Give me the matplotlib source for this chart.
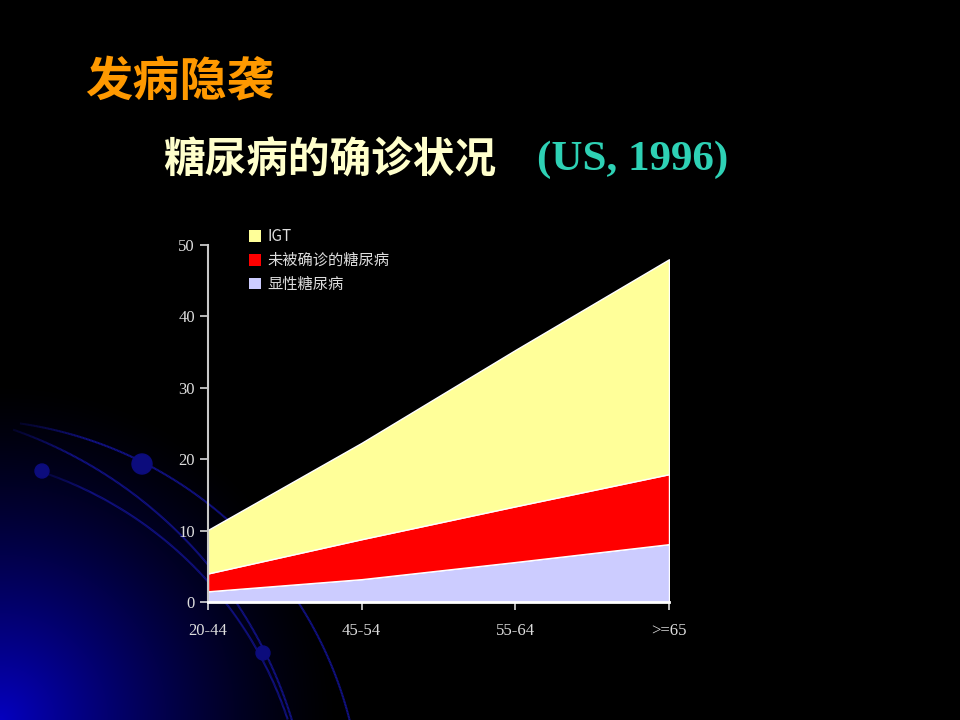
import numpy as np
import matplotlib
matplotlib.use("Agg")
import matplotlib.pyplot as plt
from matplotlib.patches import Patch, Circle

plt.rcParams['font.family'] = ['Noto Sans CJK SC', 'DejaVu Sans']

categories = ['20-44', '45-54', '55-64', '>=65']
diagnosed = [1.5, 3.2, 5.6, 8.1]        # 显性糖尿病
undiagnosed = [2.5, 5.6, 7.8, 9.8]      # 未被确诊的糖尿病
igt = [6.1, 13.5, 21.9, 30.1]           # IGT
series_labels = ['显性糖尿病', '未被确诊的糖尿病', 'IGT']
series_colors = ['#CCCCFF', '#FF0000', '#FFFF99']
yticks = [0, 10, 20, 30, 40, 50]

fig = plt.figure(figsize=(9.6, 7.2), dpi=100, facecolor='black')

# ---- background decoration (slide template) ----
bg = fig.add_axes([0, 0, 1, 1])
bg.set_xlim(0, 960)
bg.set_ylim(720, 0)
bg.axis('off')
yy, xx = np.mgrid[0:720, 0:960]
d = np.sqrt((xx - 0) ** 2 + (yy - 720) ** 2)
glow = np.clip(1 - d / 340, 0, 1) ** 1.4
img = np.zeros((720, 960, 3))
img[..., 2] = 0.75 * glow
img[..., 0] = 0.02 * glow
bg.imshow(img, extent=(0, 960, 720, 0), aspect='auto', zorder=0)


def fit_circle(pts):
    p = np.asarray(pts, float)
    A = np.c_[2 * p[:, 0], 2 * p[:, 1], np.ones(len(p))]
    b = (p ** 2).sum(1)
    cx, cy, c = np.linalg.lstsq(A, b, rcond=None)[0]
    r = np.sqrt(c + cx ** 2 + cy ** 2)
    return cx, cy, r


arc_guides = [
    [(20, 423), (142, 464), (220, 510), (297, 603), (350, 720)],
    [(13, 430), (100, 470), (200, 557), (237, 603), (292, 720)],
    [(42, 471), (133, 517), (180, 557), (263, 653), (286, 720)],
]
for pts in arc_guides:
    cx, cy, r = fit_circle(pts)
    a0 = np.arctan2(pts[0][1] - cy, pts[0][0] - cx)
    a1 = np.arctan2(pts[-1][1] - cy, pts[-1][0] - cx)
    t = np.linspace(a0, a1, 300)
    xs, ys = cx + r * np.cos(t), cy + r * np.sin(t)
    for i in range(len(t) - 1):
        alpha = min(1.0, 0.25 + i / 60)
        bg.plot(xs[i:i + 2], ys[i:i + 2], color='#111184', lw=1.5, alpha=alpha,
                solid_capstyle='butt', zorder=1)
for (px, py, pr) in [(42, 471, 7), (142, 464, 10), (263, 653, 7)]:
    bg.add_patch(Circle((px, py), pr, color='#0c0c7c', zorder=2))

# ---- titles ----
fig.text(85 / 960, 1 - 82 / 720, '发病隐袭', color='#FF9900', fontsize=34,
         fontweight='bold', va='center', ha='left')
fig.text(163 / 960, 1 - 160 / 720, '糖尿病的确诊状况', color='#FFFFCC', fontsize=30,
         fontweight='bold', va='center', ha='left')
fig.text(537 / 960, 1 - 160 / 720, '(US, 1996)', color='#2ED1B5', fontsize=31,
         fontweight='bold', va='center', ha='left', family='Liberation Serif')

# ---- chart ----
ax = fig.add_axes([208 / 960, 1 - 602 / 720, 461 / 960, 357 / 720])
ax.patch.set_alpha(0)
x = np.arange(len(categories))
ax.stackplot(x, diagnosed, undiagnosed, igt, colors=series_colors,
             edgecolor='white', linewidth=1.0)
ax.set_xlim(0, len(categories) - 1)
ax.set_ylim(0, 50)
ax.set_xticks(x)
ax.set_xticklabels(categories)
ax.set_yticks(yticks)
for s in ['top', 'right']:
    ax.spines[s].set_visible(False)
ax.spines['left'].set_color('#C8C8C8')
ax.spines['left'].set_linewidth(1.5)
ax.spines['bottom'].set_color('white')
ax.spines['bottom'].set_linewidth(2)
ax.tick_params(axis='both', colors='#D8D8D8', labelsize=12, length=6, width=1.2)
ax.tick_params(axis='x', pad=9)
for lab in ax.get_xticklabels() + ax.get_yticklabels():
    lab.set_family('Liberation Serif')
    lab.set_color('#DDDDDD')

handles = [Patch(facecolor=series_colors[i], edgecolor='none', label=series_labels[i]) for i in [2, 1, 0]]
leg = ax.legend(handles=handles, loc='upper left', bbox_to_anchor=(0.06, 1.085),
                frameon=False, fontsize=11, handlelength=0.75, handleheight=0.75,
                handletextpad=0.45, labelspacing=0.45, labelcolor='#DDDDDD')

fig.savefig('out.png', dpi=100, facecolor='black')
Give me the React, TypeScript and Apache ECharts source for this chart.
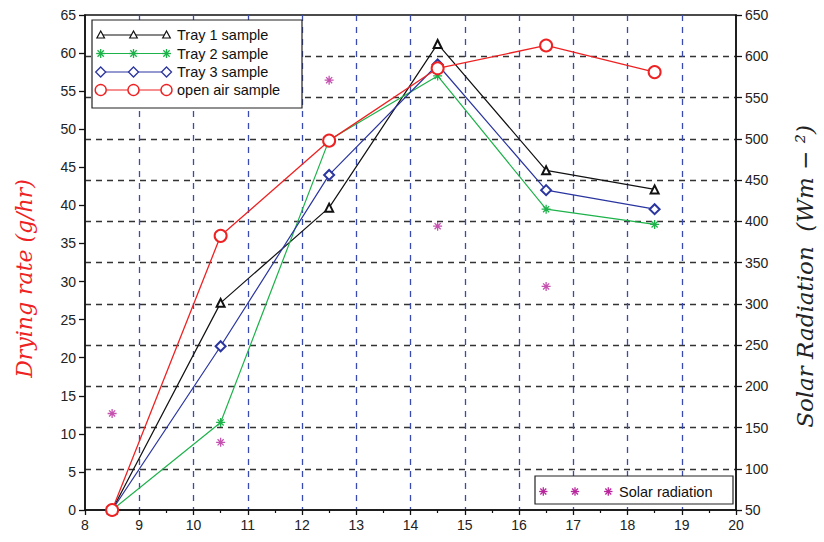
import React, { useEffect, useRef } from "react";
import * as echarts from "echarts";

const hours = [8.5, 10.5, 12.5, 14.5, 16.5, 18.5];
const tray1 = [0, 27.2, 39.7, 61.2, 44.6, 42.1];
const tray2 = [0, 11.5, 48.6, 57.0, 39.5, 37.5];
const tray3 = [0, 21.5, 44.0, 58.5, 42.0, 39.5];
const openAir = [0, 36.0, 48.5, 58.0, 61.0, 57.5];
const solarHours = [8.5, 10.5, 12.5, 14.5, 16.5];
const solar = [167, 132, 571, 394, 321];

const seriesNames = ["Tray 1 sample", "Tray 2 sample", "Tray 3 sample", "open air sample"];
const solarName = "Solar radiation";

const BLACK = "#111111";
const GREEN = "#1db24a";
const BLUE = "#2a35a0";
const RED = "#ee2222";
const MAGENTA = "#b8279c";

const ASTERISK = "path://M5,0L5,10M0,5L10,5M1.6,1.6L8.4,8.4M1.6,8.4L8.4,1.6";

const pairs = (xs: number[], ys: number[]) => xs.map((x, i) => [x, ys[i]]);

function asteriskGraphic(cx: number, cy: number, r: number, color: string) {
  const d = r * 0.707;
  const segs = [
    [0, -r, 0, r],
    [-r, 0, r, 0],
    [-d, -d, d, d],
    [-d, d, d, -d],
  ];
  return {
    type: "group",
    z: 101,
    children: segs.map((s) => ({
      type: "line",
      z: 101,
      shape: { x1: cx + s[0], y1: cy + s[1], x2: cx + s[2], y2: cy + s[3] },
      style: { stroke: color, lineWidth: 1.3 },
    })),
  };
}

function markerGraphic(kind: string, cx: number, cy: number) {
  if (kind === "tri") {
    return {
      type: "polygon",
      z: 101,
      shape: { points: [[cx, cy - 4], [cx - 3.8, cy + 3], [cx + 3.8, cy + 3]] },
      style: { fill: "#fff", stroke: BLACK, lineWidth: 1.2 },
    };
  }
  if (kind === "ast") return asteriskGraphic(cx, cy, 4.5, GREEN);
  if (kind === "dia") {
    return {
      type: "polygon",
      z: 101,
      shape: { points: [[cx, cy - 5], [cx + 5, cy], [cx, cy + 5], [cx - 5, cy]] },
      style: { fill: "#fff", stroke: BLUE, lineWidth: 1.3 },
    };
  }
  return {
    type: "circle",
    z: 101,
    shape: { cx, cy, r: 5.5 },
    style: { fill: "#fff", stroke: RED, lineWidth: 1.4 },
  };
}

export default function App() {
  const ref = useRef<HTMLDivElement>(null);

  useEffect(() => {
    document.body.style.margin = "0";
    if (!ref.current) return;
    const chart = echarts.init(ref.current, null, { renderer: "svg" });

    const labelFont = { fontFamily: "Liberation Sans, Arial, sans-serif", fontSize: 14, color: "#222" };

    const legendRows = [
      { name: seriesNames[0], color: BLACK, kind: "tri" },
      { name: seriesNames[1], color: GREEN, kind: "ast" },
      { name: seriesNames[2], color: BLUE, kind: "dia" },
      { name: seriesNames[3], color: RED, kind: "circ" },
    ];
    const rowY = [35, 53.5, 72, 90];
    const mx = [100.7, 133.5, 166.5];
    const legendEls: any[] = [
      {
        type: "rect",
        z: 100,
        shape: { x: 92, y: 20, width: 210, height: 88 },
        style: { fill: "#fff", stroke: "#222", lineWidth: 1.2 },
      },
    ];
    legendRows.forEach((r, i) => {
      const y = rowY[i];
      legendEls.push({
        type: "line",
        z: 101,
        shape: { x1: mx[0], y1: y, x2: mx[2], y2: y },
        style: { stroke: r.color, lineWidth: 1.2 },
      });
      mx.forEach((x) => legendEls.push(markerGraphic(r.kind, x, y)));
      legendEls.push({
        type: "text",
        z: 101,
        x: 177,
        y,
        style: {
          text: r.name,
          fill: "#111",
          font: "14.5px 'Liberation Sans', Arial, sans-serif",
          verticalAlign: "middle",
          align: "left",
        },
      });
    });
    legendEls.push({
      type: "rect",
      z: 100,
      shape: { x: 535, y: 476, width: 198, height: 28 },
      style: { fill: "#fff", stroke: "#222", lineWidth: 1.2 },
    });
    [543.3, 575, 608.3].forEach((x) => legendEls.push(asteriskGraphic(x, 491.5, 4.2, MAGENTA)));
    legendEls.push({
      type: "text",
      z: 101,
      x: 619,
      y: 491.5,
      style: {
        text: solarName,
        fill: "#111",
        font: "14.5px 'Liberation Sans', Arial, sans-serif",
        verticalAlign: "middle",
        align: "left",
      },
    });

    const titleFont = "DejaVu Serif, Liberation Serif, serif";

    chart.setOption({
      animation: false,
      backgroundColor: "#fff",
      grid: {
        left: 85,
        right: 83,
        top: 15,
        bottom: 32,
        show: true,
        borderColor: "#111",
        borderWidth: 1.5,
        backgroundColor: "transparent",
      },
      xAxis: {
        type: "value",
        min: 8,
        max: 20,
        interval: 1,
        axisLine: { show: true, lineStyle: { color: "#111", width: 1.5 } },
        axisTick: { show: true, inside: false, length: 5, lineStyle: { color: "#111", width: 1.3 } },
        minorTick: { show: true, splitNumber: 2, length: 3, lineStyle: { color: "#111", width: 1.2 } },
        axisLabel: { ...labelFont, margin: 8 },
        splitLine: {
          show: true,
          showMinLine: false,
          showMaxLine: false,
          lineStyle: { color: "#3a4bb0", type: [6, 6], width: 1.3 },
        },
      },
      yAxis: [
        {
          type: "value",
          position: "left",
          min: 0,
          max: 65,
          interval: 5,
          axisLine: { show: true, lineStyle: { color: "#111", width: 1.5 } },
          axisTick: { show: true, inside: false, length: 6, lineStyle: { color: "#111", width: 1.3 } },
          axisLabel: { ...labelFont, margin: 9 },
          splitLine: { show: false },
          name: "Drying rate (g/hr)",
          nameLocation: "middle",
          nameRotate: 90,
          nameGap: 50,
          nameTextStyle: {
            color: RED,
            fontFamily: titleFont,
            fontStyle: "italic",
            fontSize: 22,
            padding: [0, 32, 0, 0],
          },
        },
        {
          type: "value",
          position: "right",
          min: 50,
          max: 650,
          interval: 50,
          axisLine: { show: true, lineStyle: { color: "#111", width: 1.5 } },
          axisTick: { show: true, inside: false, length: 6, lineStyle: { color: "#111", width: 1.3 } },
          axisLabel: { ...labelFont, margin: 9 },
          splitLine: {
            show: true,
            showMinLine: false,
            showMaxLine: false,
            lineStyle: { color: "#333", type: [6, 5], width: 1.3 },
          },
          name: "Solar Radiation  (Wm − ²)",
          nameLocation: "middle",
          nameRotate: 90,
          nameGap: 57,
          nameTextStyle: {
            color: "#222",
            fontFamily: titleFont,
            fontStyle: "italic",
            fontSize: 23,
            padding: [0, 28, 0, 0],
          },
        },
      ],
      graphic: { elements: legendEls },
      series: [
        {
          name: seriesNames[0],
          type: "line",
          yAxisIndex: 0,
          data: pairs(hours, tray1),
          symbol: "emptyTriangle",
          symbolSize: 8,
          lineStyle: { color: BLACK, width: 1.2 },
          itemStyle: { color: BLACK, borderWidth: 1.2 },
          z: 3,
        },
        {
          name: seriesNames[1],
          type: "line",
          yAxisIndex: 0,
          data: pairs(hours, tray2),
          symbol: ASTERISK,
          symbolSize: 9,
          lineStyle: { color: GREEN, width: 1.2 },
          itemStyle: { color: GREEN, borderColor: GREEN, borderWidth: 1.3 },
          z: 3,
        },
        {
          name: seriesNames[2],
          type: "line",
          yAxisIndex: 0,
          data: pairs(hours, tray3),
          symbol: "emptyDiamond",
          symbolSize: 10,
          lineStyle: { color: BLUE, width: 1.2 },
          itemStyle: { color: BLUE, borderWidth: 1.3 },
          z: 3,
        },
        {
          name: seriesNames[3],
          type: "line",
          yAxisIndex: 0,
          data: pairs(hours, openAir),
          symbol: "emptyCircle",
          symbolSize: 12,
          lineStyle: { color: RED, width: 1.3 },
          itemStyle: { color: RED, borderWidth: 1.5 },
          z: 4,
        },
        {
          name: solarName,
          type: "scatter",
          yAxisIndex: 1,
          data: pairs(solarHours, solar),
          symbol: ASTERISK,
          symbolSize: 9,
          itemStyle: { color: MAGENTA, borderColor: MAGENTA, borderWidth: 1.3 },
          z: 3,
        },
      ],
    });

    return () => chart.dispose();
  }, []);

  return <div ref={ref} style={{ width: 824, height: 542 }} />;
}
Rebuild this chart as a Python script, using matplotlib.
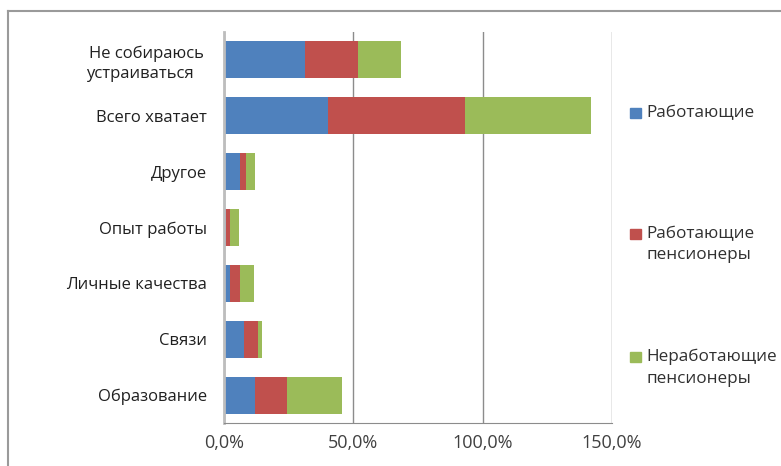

▶ _Short task_
Make an exact copy of the lines from the top of the material through the line with "yticks = [0, 10, 20, 30, 40, 50]", pictures excluded.

▶ _Expected output_
Give me the matplotlib source for this chart.
import numpy as np
import matplotlib
matplotlib.use("Agg")
import matplotlib.pyplot as plt
from matplotlib.patches import Patch, Circle

plt.rcParams['font.family'] = ['Noto Sans CJK SC', 'DejaVu Sans']

categories = ['20-44', '45-54', '55-64', '>=65']
diagnosed = [1.5, 3.2, 5.6, 8.1]        # 显性糖尿病
undiagnosed = [2.5, 5.6, 7.8, 9.8]      # 未被确诊的糖尿病
igt = [6.1, 13.5, 21.9, 30.1]           # IGT
series_labels = ['显性糖尿病', '未被确诊的糖尿病', 'IGT']
series_colors = ['#CCCCFF', '#FF0000', '#FFFF99']
yticks = [0, 10, 20, 30, 40, 50]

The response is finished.